W.S. Kirkpatrick & Co. v. Environmental Tectonics Corp., Int'l — Study Outline

I. Case Overview

  • Case: W.S. Kirkpatrick & Co. v. Environmental Tectonics Corp., Int'l
  • Citation: 493 U.S. 400 (U.S. Supreme Court 1990)
  • Category: Other

II. Facts

Environmental Tectonics Corporation, International (ETCI), a U.S. company, competed for a substantial contract to supply goods and services to the Government of Nigeria. The contract ultimately was awarded to a competitor whose U.S. sales agent was W.S. Kirkpatrick & Co., Inc. ETCI filed suit in federal district court in New Jersey, alleging that Kirkpatrick and others had secured the award by paying bribes to Nigerian officials. ETCI asserted federal and state claims seeking damages and other relief based on the alleged corruption in the bidding and award process. The defendants moved to dismiss on the ground that the act of state doctrine barred the court from adjudicating the claims because doing so would effectively require a U.S. court to sit in judgment on the validity of Nigeria's official act of awarding the contract.

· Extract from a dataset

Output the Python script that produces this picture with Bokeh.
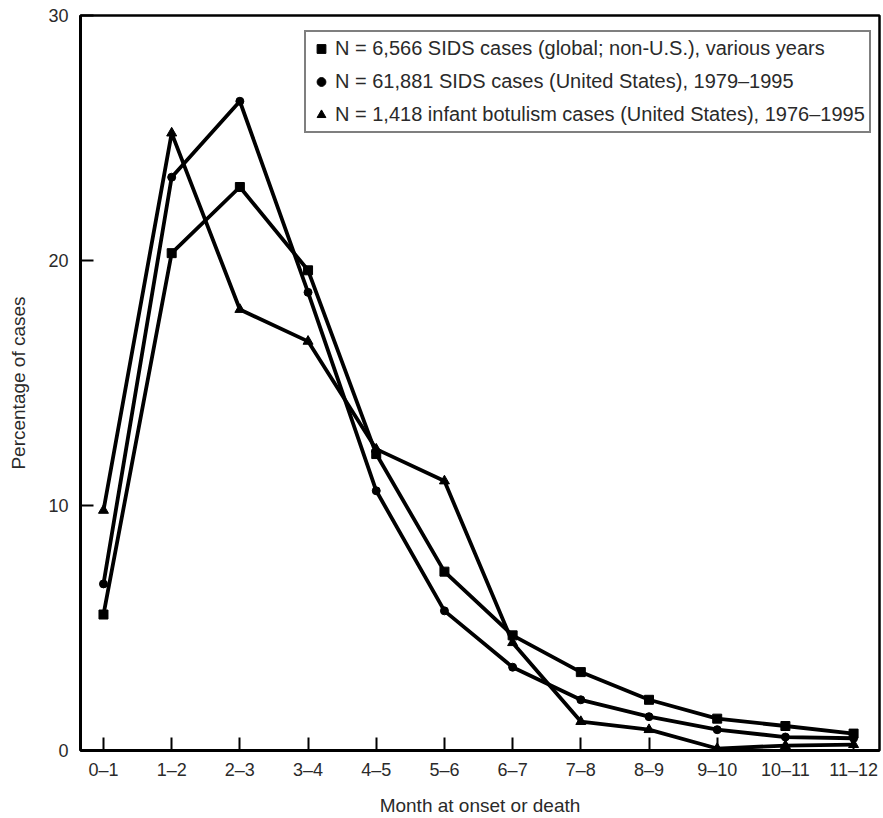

The district court dismissed. The Court of Appeals reversed, concluding that the doctrine did not apply because the case could be resolved without declaring invalid the Nigerian government's contract award. The Supreme Court granted certiorari to resolve the scope of the act of state doctrine in this setting.

III. Issue

Does the act of state doctrine bar a U.S. court from adjudicating claims alleging that a foreign government contract was procured through bribery where the court need not declare the foreign sovereign's contract award invalid to resolve the dispute?

IV. Rule

The act of state doctrine is a substantive rule of decision requiring U.S. courts to refrain from declaring invalid, and to regard as valid, the official acts of a recognized foreign sovereign performed within its own territory. The doctrine applies only when the outcome of the case turns upon the court's determination that the foreign sovereign's official act is invalid; it is not a jurisdictional bar, nor a free-ranging prudential doctrine aimed at avoiding embarrassment or sensitive foreign relations issues.

V. Holding

No. The act of state doctrine does not bar adjudication because the plaintiff's claims can be resolved without declaring the Nigerian government's contract award invalid. The case may proceed.

VI. Reasoning

The Court emphasized that the act of state doctrine is limited: it precludes a court from declaring invalid a foreign sovereign's official act, but it does not require courts to abstain from any case that touches upon or implicates foreign governmental conduct. Here, adjudicating whether private defendants paid bribes to Nigerian officials does not require the court to invalidate, nullify, or otherwise deny legal effect to Nigeria's award of the contract. The court can accept as a given that Nigeria awarded the contract and leave undisturbed the award's legal effect in Nigeria, while still determining whether defendants committed actionable misconduct and awarding damages against them. Justice Scalia rejected the notion that the doctrine turns on broader considerations such as potential embarrassment to the Executive Branch or general foreign relations sensitivities. Those prudential concerns do not expand the doctrine beyond its core: avoiding judicial decisions that deny the validity of a foreign sovereign's official act. The Court underscored that the doctrine is not jurisdictional; it is a rule of decision to be applied when, and only when, the validity of an official act within the foreign state's territory is dispositive. Even if evidence of foreign bribery might be uncomfortable diplomatically, that is not a basis to dismiss. Congress, moreover, has enacted statutes (e.g., anti-bribery laws) signaling that U.S. courts may entertain litigation involving foreign corruption without encroaching on the political branches' prerogatives. Because ETCI did not seek to set aside the Nigerian contract and the claims could be resolved without invalidating Nigeria's act, the doctrine did not apply.

VII. Significance

Kirkpatrick sharply narrows the act of state doctrine and provides a clear, administrable test: the doctrine applies only if the court must decide that a foreign sovereign's official act is invalid to resolve the case. It confirms the doctrine is a substantive merits rule—not a jurisdictional or generalized prudential bar—and rejects case-by-case balancing based on potential diplomatic friction when validity is not at issue. For students and practitioners, the case shows how to frame claims involving foreign government conduct to avoid act-of-state problems (e.g., seeking damages from private parties without asking a court to nullify a foreign act). It also clarifies the distinction between the act of state doctrine and other doctrines like foreign sovereign immunity and the political question doctrine.

VIII. Conclusion

W.S. Kirkpatrick & Co. v. Environmental Tectonics cements a sharply defined and narrow act of state doctrine: it bars adjudication only when the court must declare a foreign sovereign's official act invalid to decide the case. Courts are not to engage in open-ended balancing about diplomatic sensitivity where validity is not at issue, and the doctrine is not jurisdictional.